One of the many important challenges of the pastoral role is that of 'protecting the flock'! No simple task for there are many wolves out there waiting to devour the sheep, many shepherds who are looking to steer the faithful away from the truth and loads of well meaning people who have simply got the wrong end of the stick or been sucked into error.
The potential for people to slip into error is great for that which, at first glance, appears to be sound can easily turn out not to be. The sadness is that many who follow, error more often than not, genuinely believe they are following the truth and this is where the problems begin, Problems because of the options before us when this happens:
i. Sigh and walk away having said nothing - AKA 'keeping the peace'
ii. Engage with them, find out more, and issue a caution - AKA 'making trouble for yourself'
iii. Teach and preach orthodoxy and hope people spot the errors themselves - AKA 'Living in hope'
Option i is the oft preferred method of choice because silence is golden and peace, however uneasy, reigns. This has been my option of choice at times because it's simple and avoids all that nasty conflict. But while it removes the frustration of dealing with people who refuse to even consider that they might be wrong it leaves them on the wrong track. Now as much as the 'leave them to their own ends' approach is compelling, The Bible tosses a spanner into the works in so many places (which we will cover shortly).
Option ii is fraught with problems because those who hold a different position will beat their breasts and complain to any who will listen (and there's always many of them) about you being negative. They will go on about how you oppose the things of God and are quenching the Spirit and, best of all, proclaim (loudly) how you, as an accuser of the brethren, are the very spawn of satan. It is this that 'encourages' so many of us to adopt the first option. After all, as a survivor of such an engagement last year put it: 'They aren't going to listen, their idiot friends make your life hell, what's the point, best leave them to it!'
I love option iii because it is the thinking shepherd's approach. You look at what's going on and then you see where it deviates from that which is right and then you teach that which is right in the hope that those under your care will, like the Alien toys in Toy Story emit a loud 'Oooooh!' as the penny drops - job done.

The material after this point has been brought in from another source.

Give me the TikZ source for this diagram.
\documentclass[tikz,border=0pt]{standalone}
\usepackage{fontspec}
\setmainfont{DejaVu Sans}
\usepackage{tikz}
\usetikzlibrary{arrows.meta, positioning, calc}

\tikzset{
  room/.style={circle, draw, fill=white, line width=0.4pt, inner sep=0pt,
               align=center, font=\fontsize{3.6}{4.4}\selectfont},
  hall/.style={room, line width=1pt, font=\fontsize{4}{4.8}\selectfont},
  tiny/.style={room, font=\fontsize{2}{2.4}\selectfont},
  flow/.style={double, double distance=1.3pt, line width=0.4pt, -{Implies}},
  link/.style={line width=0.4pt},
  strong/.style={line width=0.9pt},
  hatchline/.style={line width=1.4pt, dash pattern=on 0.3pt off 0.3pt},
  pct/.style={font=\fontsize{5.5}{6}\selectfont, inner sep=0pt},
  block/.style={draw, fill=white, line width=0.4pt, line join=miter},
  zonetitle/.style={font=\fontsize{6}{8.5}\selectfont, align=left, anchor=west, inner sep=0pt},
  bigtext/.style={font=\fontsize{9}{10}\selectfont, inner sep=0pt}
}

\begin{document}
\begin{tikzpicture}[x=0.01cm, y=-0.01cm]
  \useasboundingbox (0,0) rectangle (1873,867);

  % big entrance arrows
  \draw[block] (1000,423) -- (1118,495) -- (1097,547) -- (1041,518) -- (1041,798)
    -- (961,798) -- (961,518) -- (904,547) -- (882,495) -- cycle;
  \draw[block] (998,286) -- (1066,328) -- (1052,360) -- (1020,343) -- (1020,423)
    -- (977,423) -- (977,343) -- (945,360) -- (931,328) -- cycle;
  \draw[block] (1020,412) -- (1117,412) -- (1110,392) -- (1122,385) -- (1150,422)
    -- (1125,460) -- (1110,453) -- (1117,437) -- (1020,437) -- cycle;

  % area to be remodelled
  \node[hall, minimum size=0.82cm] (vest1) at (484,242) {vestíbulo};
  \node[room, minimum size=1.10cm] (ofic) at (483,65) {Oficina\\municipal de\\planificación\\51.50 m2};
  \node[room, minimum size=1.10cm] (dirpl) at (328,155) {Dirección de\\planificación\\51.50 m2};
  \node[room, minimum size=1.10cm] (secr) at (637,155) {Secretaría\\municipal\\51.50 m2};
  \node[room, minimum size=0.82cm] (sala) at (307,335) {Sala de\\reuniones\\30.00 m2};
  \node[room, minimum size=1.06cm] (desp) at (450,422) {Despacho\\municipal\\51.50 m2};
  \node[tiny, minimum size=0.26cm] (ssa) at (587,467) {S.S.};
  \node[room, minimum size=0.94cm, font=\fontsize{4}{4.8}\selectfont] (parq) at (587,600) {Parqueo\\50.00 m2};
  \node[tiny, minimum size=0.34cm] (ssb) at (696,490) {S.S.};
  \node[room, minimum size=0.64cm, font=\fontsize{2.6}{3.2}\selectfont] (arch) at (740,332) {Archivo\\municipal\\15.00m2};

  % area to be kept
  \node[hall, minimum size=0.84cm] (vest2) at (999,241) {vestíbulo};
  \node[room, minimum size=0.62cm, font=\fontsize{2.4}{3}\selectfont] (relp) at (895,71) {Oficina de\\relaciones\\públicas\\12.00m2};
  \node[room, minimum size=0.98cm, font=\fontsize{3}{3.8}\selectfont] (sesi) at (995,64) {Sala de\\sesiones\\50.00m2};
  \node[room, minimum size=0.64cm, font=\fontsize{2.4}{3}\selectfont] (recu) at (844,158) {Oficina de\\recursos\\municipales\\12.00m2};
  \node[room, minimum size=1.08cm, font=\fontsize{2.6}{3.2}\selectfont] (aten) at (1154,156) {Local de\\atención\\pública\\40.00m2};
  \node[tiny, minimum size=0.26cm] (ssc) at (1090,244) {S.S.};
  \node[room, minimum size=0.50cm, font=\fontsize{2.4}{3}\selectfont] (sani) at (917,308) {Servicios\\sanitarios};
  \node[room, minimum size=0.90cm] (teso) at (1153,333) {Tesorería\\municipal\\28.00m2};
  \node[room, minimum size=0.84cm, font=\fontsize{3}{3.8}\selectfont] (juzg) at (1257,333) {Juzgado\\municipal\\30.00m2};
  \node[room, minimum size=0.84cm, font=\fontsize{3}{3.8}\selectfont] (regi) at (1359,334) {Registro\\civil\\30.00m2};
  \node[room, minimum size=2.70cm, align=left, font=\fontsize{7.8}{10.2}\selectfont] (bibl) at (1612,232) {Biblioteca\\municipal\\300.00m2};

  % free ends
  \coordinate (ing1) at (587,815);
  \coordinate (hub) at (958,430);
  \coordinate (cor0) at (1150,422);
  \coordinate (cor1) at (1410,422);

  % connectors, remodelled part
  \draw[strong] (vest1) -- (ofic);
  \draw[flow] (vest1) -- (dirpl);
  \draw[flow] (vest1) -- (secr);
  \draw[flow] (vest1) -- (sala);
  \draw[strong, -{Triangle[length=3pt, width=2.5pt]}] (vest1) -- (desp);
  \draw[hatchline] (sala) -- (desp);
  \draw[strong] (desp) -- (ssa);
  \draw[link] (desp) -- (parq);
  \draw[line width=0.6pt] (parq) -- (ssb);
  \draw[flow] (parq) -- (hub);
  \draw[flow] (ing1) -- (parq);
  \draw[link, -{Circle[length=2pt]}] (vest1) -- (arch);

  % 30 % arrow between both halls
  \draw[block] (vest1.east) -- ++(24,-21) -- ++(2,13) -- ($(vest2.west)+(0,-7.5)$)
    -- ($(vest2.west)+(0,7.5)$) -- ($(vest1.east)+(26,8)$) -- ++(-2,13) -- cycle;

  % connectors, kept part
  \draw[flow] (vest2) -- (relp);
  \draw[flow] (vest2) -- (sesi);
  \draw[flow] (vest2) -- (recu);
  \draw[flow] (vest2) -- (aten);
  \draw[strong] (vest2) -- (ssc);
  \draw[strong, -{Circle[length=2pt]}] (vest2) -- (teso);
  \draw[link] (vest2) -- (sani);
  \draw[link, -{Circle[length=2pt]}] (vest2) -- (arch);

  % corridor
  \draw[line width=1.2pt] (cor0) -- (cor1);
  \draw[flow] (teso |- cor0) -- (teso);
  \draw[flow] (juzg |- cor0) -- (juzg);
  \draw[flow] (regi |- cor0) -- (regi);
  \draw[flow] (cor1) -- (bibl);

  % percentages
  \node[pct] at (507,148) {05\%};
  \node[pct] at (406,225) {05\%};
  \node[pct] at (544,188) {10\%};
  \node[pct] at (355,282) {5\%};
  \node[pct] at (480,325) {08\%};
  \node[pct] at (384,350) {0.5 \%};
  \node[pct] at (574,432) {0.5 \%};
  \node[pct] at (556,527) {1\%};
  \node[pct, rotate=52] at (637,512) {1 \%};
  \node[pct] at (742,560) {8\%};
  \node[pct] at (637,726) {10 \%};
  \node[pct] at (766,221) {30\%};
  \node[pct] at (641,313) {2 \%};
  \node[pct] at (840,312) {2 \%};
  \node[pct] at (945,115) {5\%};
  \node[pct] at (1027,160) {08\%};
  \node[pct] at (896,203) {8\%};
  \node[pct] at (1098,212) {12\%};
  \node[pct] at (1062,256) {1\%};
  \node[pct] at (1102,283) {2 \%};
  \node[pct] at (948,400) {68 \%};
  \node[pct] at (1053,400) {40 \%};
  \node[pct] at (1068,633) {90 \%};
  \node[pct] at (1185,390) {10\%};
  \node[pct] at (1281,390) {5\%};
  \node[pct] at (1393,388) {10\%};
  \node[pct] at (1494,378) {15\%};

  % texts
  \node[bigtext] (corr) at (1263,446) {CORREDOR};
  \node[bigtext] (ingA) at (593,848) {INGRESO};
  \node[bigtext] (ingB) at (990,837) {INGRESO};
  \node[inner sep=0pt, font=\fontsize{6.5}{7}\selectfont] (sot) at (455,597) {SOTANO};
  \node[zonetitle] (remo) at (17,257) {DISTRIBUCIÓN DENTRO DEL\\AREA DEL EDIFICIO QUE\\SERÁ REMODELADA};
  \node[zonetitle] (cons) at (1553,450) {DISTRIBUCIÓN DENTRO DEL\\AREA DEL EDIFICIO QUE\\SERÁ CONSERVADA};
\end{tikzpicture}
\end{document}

Well that's the idea - but whilst some will make the connections, many require the explicit approach of option ii. if you're really going to do the job properly.
Attempting to counter error is fraught with bumps, potholes and rubble designed to knock you off your bike. The minute you engage with any suspected error the same old responses appear. It's like playing Sonic as you pass through familiar levels in pursuit of that final goal.
Next instalment will take a look at the response you get and some biblical responses (which will be great because there are so many unbiblical to choose from)
Here's a thought from 2 Tim 4.2 to be going on with:
'Tell everyone God’s message. Be ready at all times to do whatever is needed.
Tell people what they need to do,
tell them when they are doing wrong, and encourage them.